While cooking said eggies in a basket I reaffirmed my belief that I cannot cook, to save my life, in Cleveland. The yolk somehow broke while I was pouring it into the pan. This never happens to me, so of course it happens in Cleveland. Thankfully Fiancé isn’t picky and he didn’t care.
I somehow managed to get him to wash the pans, which made me feel like I was in Heaven. While sitting on the couch I started to think about what I could use the bacon for tomorrow. I decided to go ahead and make a BLT with my leftover avocado. Which the avocado, by the way, takes a BLT to whole other level of deliciousness.

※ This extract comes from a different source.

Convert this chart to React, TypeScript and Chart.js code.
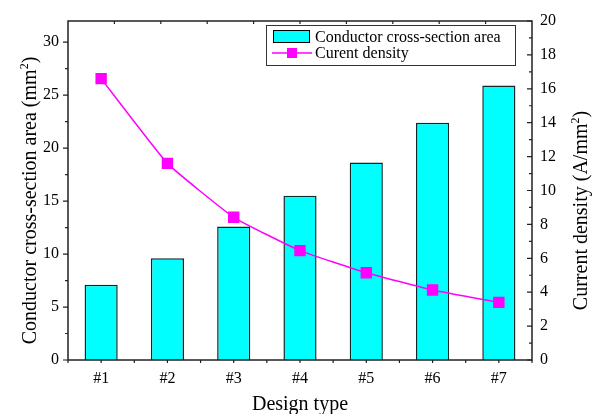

And then I had an, “O crap!” moment and realized that I never put the bacon into a ziploc bag and in the refrigerator. Oops! So I quickly walked into the kitchen to find the plate that I had put the bacon on and to package it up.
Now, the amount of bacon that I had cooked was about two plates worth when it was all laid out. I, naturally, put a paper towel in between two layers of bacon as to only dirty one plate. I also only ate 4 pieces of bacon, which I would say was about one half of a plates worth.
I walked into the kitchen to find only 3 pieces of bacon left. The third piece was a small one too. This is when I then went out to the living room and yelled at him for eating all of the bacon since I was going to use it for my lunch tomorrow, and I also said, “You’re not allowed to eat anymore of this bacon!” He did a sad face, like all of his hopes and dreams had been crushed, and I walked back into the kitchen being sad that I only got 3 pieces for the next day.
I am currently looking for a mind reading class, so that he will no longer eat all of my bacon. I also found out, this morning, that there was an upside to not having a vent in the kitchen (I know, crazy, right?!). The condo still had a bacon sent to it!